>> start
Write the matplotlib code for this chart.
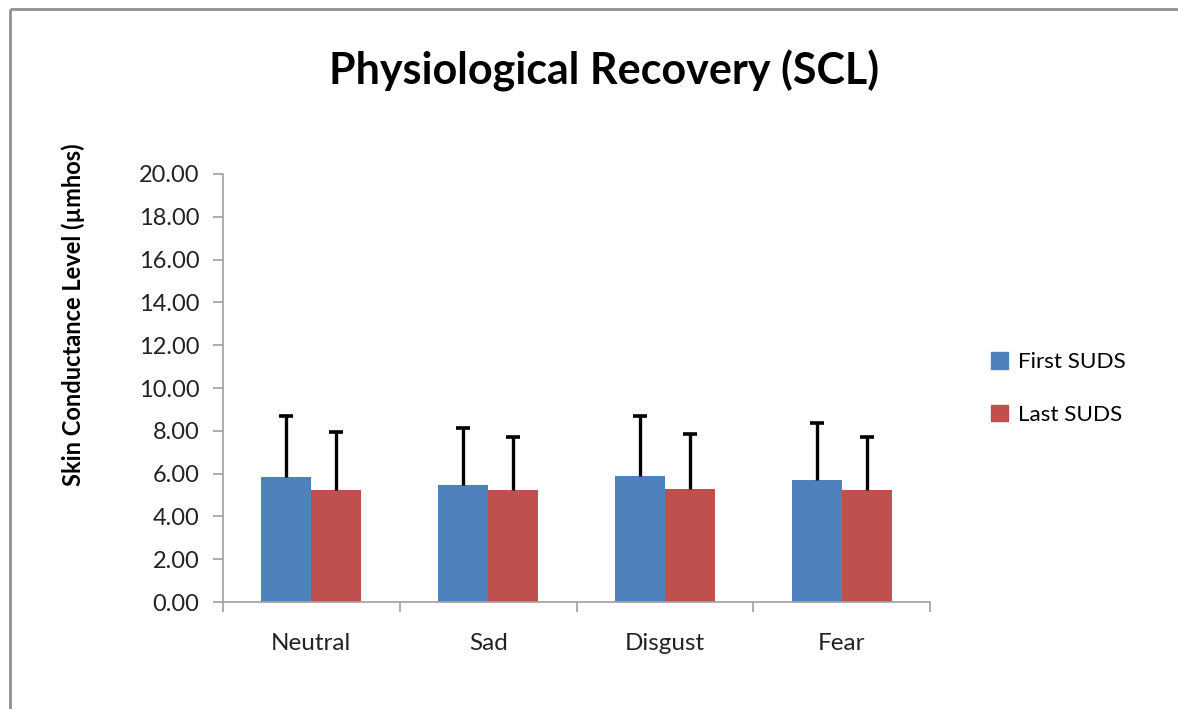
"""Bar chart: physiological recovery (skin conductance level)."""

import matplotlib.pyplot as plt
import numpy as np
from matplotlib.lines import Line2D
from matplotlib.patches import Patch

categories = ["Neutral", "Sad", "Disgust", "Fear"]
first_suds = [5.83, 5.45, 5.87, 5.70]
last_suds = [5.22, 5.22, 5.28, 5.22]
first_err = [2.86, 2.67, 2.82, 2.66]
last_err = [2.71, 2.49, 2.56, 2.49]
y_ticks = [0, 2, 4, 6, 8, 10, 12, 14, 16, 18, 20]

BLUE = "#4f81bd"
RED = "#c0504d"
GRID = "#a0a0a0"
FONT = ["Lato", "DejaVu Sans"]

plt.rcParams["font.family"] = FONT

fig = plt.figure(figsize=(11.78, 7.09), dpi=100)
ax = fig.add_axes([0.1893, 0.1509, 0.6002, 0.6037])

x = np.arange(len(categories))
w = 0.283
ax.bar(x - w / 2, first_suds, w, color=BLUE, label="First SUDS")
ax.bar(x + w / 2, last_suds, w, color=RED, label="Last SUDS")

# upper-only error bars with a single cap
for xs, vals, errs in [(x - w / 2, first_suds, first_err), (x + w / 2, last_suds, last_err)]:
    tops = np.array(vals) + np.array(errs)
    ax.vlines(xs, vals, tops, color="black", linewidth=2.4, zorder=3)
    ax.plot(xs, tops, linestyle="none", marker="_", markersize=10,
            markeredgewidth=2.6, color="black", zorder=3)

ax.set_xlim(-0.5, len(categories) - 0.5)
ax.set_ylim(0, 20)
ax.set_yticks(y_ticks)
ax.set_yticklabels([f"{v:.2f}" for v in y_ticks], fontsize=17, color="#222222")
ax.set_xticks(x)
ax.set_xticklabels(categories, fontsize=17.5, color="#222222")
ax.tick_params(axis="x", length=0, pad=22)
ax.set_xticks(np.arange(-0.5, len(categories)), minor=True)
ax.tick_params(axis="x", which="minor", length=7, color=GRID, width=1.2)
ax.tick_params(axis="y", length=7, color=GRID, width=1.2, pad=10)

for side in ["top", "right"]:
    ax.spines[side].set_visible(False)
for side in ["left", "bottom"]:
    ax.spines[side].set_color(GRID)
    ax.spines[side].set_linewidth(1.2)

fig.text(0.513, 0.90, "Physiological Recovery (SCL)", ha="center", va="center",
         fontsize=31, fontweight="bold")
fig.text(0.062, 0.556, "Skin Conductance Level (\u00b5mhos)", rotation=90,
         ha="center", va="center", fontsize=17, fontweight="bold")

handles = [Patch(color=BLUE), Patch(color=RED)]
fig.legend(handles, ["First SUDS", "Last SUDS"], loc="center left",
           bbox_to_anchor=(0.824, 0.452), frameon=False, fontsize=16.2,
           handlelength=0.75, handleheight=0.75, handletextpad=0.45,
           labelspacing=1.45)

# outer chart border (top and left visible)
fig.add_artist(Line2D([0.0085, 1.0], [0.987, 0.987], transform=fig.transFigure,
                      color="#909090", linewidth=2, solid_capstyle="butt"))
fig.add_artist(Line2D([0.0085, 0.0085], [0.0, 0.987], transform=fig.transFigure,
                      color="#909090", linewidth=2, solid_capstyle="butt"))

fig.savefig("out.png", dpi=100)
plt.close(fig)
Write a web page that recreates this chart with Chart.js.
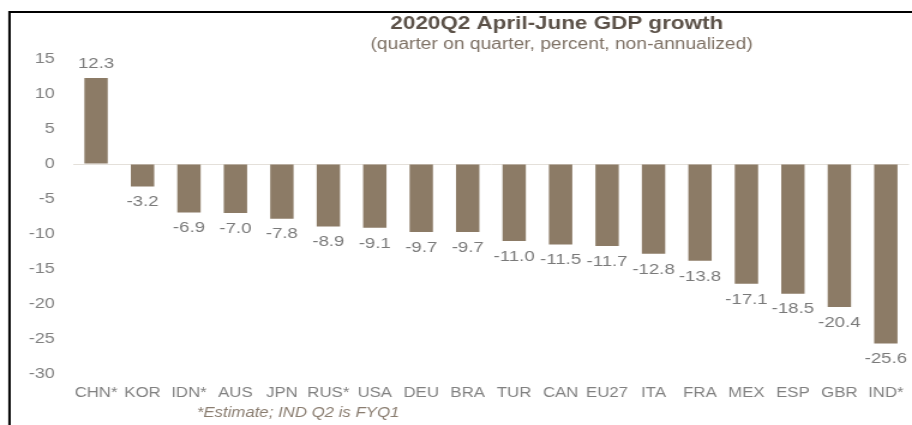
<!DOCTYPE html>
<html>
<head>
<meta charset="utf-8">
<script src="https://cdn.jsdelivr.net/npm/chart.js@4/dist/chart.umd.min.js"></script>
<style>
  html, body { margin: 0; padding: 0; background: #ffffff; overflow: hidden; }
  /* the slide is rendered with a horizontally widened typeface look */
  #wrap { width: 764px; height: 425px; transform: scaleX(1.2); transform-origin: 0 0; }
</style>
</head>
<body>
<div id="wrap"><canvas id="gdp" width="764" height="425"></canvas></div>
<script>
// Q2 2020 quarter-on-quarter GDP growth, percent
const countries = ['CHN*', 'KOR', 'IDN*', 'AUS', 'JPN', 'RUS*', 'USA', 'DEU', 'BRA', 'TUR', 'CAN', 'EU27', 'ITA', 'FRA', 'MEX', 'ESP', 'GBR', 'IND*'];
const growth = [12.3, -3.2, -6.9, -7.0, -7.8, -8.9, -9.1, -9.7, -9.7, -11.0, -11.5, -11.7, -12.8, -13.8, -17.1, -18.5, -20.4, -25.6];
const titleText = '2020Q2 April-June GDP growth';
const subtitleText = '(quarter on quarter, percent, non-annualized)';
const footnoteText = '*Estimate; IND Q2 is FYQ1';

const FONT = "'Liberation Sans', Arial, sans-serif";
const BAR = '#8c7b66';
const TEXT = '#808080';

// frame, headings, value labels and footnote
const decorations = {
  id: 'decorations',
  afterDatasetsDraw(chart) {
    const ctx = chart.ctx;
    ctx.save();
    // value labels
    ctx.font = '15.5px ' + FONT;
    ctx.fillStyle = '#7a7a7a';
    ctx.textAlign = 'center';
    ctx.textBaseline = 'middle';
    chart.getDatasetMeta(0).data.forEach((bar, i) => {
      const v = growth[i];
      const y = v >= 0 ? bar.y - 14 : bar.y + 15.5;
      ctx.fillText(v.toFixed(1), bar.x, y);
    });
    // headings
    ctx.fillStyle = '#5c5249';
    ctx.font = 'bold 18.7px ' + FONT;
    ctx.fillText(titleText, 464, 23.5);
    ctx.fillStyle = '#7d7064';
    ctx.font = '16px ' + FONT;
    ctx.fillText(subtitleText, 468, 45);
    // footnote
    ctx.fillStyle = '#8a7d70';
    ctx.font = 'italic 14px ' + FONT;
    ctx.textAlign = 'left';
    ctx.fillText(footnoteText, 164, 413);
    // frame
    ctx.strokeStyle = '#000000';
    ctx.lineWidth = 2;
    ctx.beginPath();
    ctx.moveTo(7.9, 425);
    ctx.lineTo(7.9, 12);
    ctx.lineTo(764, 12);
    ctx.stroke();
    ctx.restore();
  }
};

new Chart(document.getElementById('gdp'), {
  type: 'bar',
  data: {
    labels: countries,
    datasets: [{
      data: growth,
      backgroundColor: BAR,
      borderWidth: 0,
      barPercentage: 0.503,
      categoryPercentage: 1.0
    }]
  },
  options: {
    responsive: false,
    animation: false,
    devicePixelRatio: 1,
    layout: { padding: { left: 9, right: 2, top: 59, bottom: 12 } },
    plugins: { legend: { display: false }, tooltip: { enabled: false }, title: { display: false } },
    scales: {
      x: {
        offset: true,
        grid: { display: false, drawTicks: false },
        border: { display: false },
        ticks: { color: TEXT, font: { family: FONT, size: 14 }, padding: 11, maxRotation: 0, autoSkip: false }
      },
      y: {
        min: -30,
        max: 15,
        grid: {
          drawTicks: false,
          color: ctx => (ctx.tick && ctx.tick.value === 0 ? '#e4e0da' : 'rgba(0,0,0,0)')
        },
        border: { display: false },
        ticks: { stepSize: 5, color: TEXT, font: { family: FONT, size: 15 }, padding: 15 }
      }
    }
  },
  plugins: [decorations]
});
</script>
</body>
</html>
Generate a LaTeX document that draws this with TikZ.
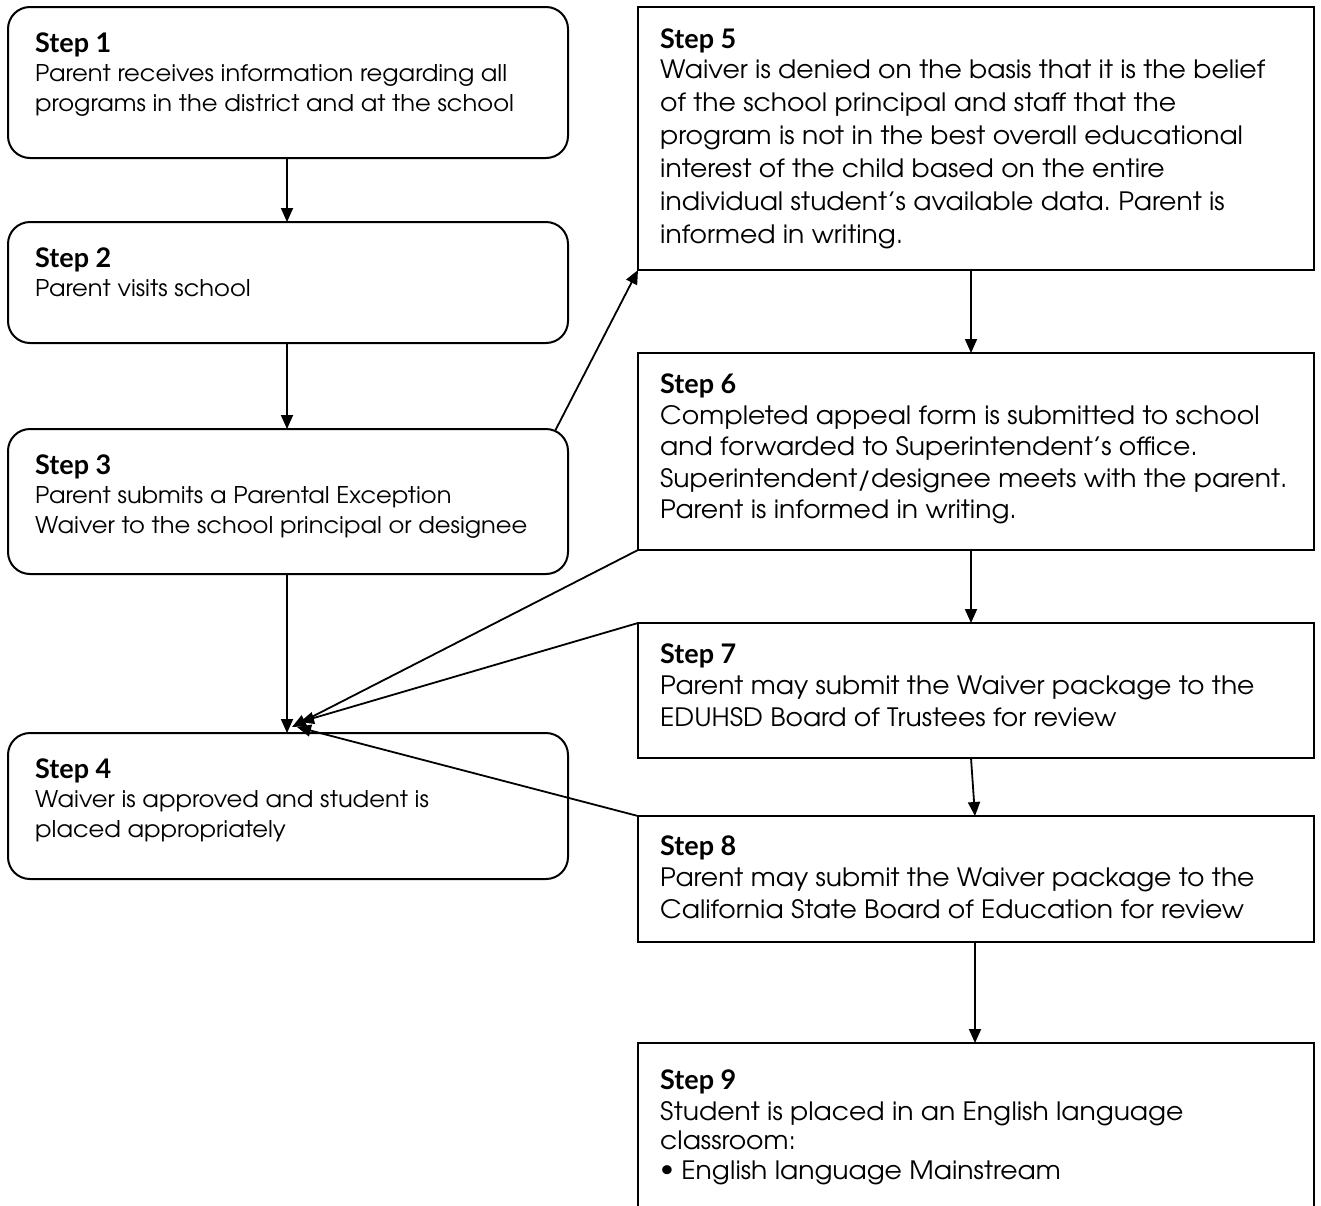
>> end
**SET TASK**
Quote all of the entries word for word, omitting any pictures.

**RESPONSE**
Write the matplotlib code for this chart.
"""Bar chart: physiological recovery (skin conductance level)."""

import matplotlib.pyplot as plt
import numpy as np
from matplotlib.lines import Line2D
from matplotlib.patches import Patch

categories = ["Neutral", "Sad", "Disgust", "Fear"]
first_suds = [5.83, 5.45, 5.87, 5.70]
last_suds = [5.22, 5.22, 5.28, 5.22]
first_err = [2.86, 2.67, 2.82, 2.66]
last_err = [2.71, 2.49, 2.56, 2.49]
y_ticks = [0, 2, 4, 6, 8, 10, 12, 14, 16, 18, 20]

BLUE = "#4f81bd"
RED = "#c0504d"
GRID = "#a0a0a0"
FONT = ["Lato", "DejaVu Sans"]

plt.rcParams["font.family"] = FONT

fig = plt.figure(figsize=(11.78, 7.09), dpi=100)
ax = fig.add_axes([0.1893, 0.1509, 0.6002, 0.6037])

x = np.arange(len(categories))
w = 0.283
ax.bar(x - w / 2, first_suds, w, color=BLUE, label="First SUDS")
ax.bar(x + w / 2, last_suds, w, color=RED, label="Last SUDS")

# upper-only error bars with a single cap
for xs, vals, errs in [(x - w / 2, first_suds, first_err), (x + w / 2, last_suds, last_err)]:
    tops = np.array(vals) + np.array(errs)
    ax.vlines(xs, vals, tops, color="black", linewidth=2.4, zorder=3)
    ax.plot(xs, tops, linestyle="none", marker="_", markersize=10,
            markeredgewidth=2.6, color="black", zorder=3)

ax.set_xlim(-0.5, len(categories) - 0.5)
ax.set_ylim(0, 20)
ax.set_yticks(y_ticks)
ax.set_yticklabels([f"{v:.2f}" for v in y_ticks], fontsize=17, color="#222222")
ax.set_xticks(x)
ax.set_xticklabels(categories, fontsize=17.5, color="#222222")
ax.tick_params(axis="x", length=0, pad=22)
ax.set_xticks(np.arange(-0.5, len(categories)), minor=True)
ax.tick_params(axis="x", which="minor", length=7, color=GRID, width=1.2)
ax.tick_params(axis="y", length=7, color=GRID, width=1.2, pad=10)

for side in ["top", "right"]:
    ax.spines[side].set_visible(False)
for side in ["left", "bottom"]:
    ax.spines[side].set_color(GRID)
    ax.spines[side].set_linewidth(1.2)

fig.text(0.513, 0.90, "Physiological Recovery (SCL)", ha="center", va="center",
         fontsize=31, fontweight="bold")
fig.text(0.062, 0.556, "Skin Conductance Level (\u00b5mhos)", rotation=90,
         ha="center", va="center", fontsize=17, fontweight="bold")

handles = [Patch(color=BLUE), Patch(color=RED)]
fig.legend(handles, ["First SUDS", "Last SUDS"], loc="center left",
           bbox_to_anchor=(0.824, 0.452), frameon=False, fontsize=16.2,
           handlelength=0.75, handleheight=0.75, handletextpad=0.45,
           labelspacing=1.45)

# outer chart border (top and left visible)
fig.add_artist(Line2D([0.0085, 1.0], [0.987, 0.987], transform=fig.transFigure,
                      color="#909090", linewidth=2, solid_capstyle="butt"))
fig.add_artist(Line2D([0.0085, 0.0085], [0.0, 0.987], transform=fig.transFigure,
                      color="#909090", linewidth=2, solid_capstyle="butt"))

fig.savefig("out.png", dpi=100)
plt.close(fig)
Write a web page that recreates this chart with Chart.js.
<!DOCTYPE html>
<html>
<head>
<meta charset="utf-8">
<script src="https://cdn.jsdelivr.net/npm/chart.js@4/dist/chart.umd.min.js"></script>
<style>
  html, body { margin: 0; padding: 0; background: #ffffff; overflow: hidden; }
  /* the slide is rendered with a horizontally widened typeface look */
  #wrap { width: 764px; height: 425px; transform: scaleX(1.2); transform-origin: 0 0; }
</style>
</head>
<body>
<div id="wrap"><canvas id="gdp" width="764" height="425"></canvas></div>
<script>
// Q2 2020 quarter-on-quarter GDP growth, percent
const countries = ['CHN*', 'KOR', 'IDN*', 'AUS', 'JPN', 'RUS*', 'USA', 'DEU', 'BRA', 'TUR', 'CAN', 'EU27', 'ITA', 'FRA', 'MEX', 'ESP', 'GBR', 'IND*'];
const growth = [12.3, -3.2, -6.9, -7.0, -7.8, -8.9, -9.1, -9.7, -9.7, -11.0, -11.5, -11.7, -12.8, -13.8, -17.1, -18.5, -20.4, -25.6];
const titleText = '2020Q2 April-June GDP growth';
const subtitleText = '(quarter on quarter, percent, non-annualized)';
const footnoteText = '*Estimate; IND Q2 is FYQ1';

const FONT = "'Liberation Sans', Arial, sans-serif";
const BAR = '#8c7b66';
const TEXT = '#808080';

// frame, headings, value labels and footnote
const decorations = {
  id: 'decorations',
  afterDatasetsDraw(chart) {
    const ctx = chart.ctx;
    ctx.save();
    // value labels
    ctx.font = '15.5px ' + FONT;
    ctx.fillStyle = '#7a7a7a';
    ctx.textAlign = 'center';
    ctx.textBaseline = 'middle';
    chart.getDatasetMeta(0).data.forEach((bar, i) => {
      const v = growth[i];
      const y = v >= 0 ? bar.y - 14 : bar.y + 15.5;
      ctx.fillText(v.toFixed(1), bar.x, y);
    });
    // headings
    ctx.fillStyle = '#5c5249';
    ctx.font = 'bold 18.7px ' + FONT;
    ctx.fillText(titleText, 464, 23.5);
    ctx.fillStyle = '#7d7064';
    ctx.font = '16px ' + FONT;
    ctx.fillText(subtitleText, 468, 45);
    // footnote
    ctx.fillStyle = '#8a7d70';
    ctx.font = 'italic 14px ' + FONT;
    ctx.textAlign = 'left';
    ctx.fillText(footnoteText, 164, 413);
    // frame
    ctx.strokeStyle = '#000000';
    ctx.lineWidth = 2;
    ctx.beginPath();
    ctx.moveTo(7.9, 425);
    ctx.lineTo(7.9, 12);
    ctx.lineTo(764, 12);
    ctx.stroke();
    ctx.restore();
  }
};

new Chart(document.getElementById('gdp'), {
  type: 'bar',
  data: {
    labels: countries,
    datasets: [{
      data: growth,
      backgroundColor: BAR,
      borderWidth: 0,
      barPercentage: 0.503,
      categoryPercentage: 1.0
    }]
  },
  options: {
    responsive: false,
    animation: false,
    devicePixelRatio: 1,
    layout: { padding: { left: 9, right: 2, top: 59, bottom: 12 } },
    plugins: { legend: { display: false }, tooltip: { enabled: false }, title: { display: false } },
    scales: {
      x: {
        offset: true,
        grid: { display: false, drawTicks: false },
        border: { display: false },
        ticks: { color: TEXT, font: { family: FONT, size: 14 }, padding: 11, maxRotation: 0, autoSkip: false }
      },
      y: {
        min: -30,
        max: 15,
        grid: {
          drawTicks: false,
          color: ctx => (ctx.tick && ctx.tick.value === 0 ? '#e4e0da' : 'rgba(0,0,0,0)')
        },
        border: { display: false },
        ticks: { stepSize: 5, color: TEXT, font: { family: FONT, size: 15 }, padding: 15 }
      }
    }
  },
  plugins: [decorations]
});
</script>
</body>
</html>
Generate a LaTeX document that draws this with TikZ.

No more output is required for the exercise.